Zhao, WindEnergy Hamburg etkinliği kapsamında AA muhabirine yaptığı açıklamada, Türkiye'nin enerji dönüşümü için her yıl ortalama 1 gigavat kapasite artışı sağladığını belirtti. "Bu dönüşümü gerçekleştirmek için 1 megavatı bile hesaba katmalıyız," diyen Zhao, Türkiye'nin rüzgar enerjisi alanında Avrupa'da yalnızca birkaç ülke ile rekabet edebildiğini vurguladı. Almanya ve İspanya gibi ülkeler, uzun yıllardır bu sektörde faaliyet göstermekte.

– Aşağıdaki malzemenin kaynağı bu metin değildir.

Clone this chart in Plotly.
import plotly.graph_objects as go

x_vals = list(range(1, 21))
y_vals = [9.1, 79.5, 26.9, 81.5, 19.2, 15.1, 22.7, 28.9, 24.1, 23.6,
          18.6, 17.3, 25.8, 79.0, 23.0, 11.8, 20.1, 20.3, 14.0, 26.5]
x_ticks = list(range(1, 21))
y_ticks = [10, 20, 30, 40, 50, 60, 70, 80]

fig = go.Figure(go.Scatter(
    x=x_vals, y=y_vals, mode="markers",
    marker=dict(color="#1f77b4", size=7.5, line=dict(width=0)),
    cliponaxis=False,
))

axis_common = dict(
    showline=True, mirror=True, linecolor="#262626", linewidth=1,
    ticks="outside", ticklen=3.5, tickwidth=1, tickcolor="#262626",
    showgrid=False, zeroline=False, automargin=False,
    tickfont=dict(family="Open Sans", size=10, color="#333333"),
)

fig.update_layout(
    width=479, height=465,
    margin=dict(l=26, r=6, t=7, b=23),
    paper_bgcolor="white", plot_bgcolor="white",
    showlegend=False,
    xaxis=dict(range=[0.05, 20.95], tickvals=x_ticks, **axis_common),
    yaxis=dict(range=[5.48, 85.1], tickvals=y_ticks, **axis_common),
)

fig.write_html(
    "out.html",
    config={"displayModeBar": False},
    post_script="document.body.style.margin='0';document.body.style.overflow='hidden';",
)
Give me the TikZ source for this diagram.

Zhao, Türkiye'nin küresel rüzgar enerjisi kurulu gücüne yaptığı katkılarla Avrupa'nın ilk 10'unda yer aldığını ifade etti. "Türkiye, ekipman üreten ve tedarik zinciri güvenliğini sağlayabilen bir ülke konumunda. Coğrafi olarak doğu ile batının birleştiği noktada yer alması, Kovid-19 sonrası tedarik zinciri sorunlarında Türkiye'nin rolünü ön plana çıkardı. Üretim kapasitesini artırarak Avrupa ile rüzgar enerjisi alanında daha fazla işbirliği yapılması, sektörün gelişimini destekleyebilir," dedi.
Zhao, Türkiye'deki yatırımcıların ilgi gösterdiği yenilenebilir enerji kaynaklı yeşil hidrojen üretimi hakkında da bilgi vererek, "Yeşil hidrojen ve amonyak üretimi, enerji sektörünün anahtar konuları haline geldi. Küçük ölçekli yeşil hidrojen projelerinin birkaç yıl içinde hayata geçmesini öngörüyoruz. Yüksek maliyetler nedeniyle süreç beklenenden daha yavaş ilerlese de gerçekleşecektir," değerlendirmesinde bulundu.
GWEC Endüstri Üst Yöneticisi Stewart Mullin, rüzgar enerjisinin enerji dönüşümündeki önemine dikkat çekerek, mevcut kapasite artışının iki katına çıkması gerektiğini vurguladı. Mullin, "Türkiye dahil tüm ülkelerin bu sürece katkıda bulunması çok önemli. Yeni rüzgar enerjisi kurulumları için yeterli ekipman, eleman ve kapasite olup olmadığını sorgulamak gerekiyor," dedi.
Bu gelişmeler, Türkiye'nin rüzgar enerjisi alanında büyüyen rolünü ve enerji dönüşümündeki katkısını gözler önüne seriyor.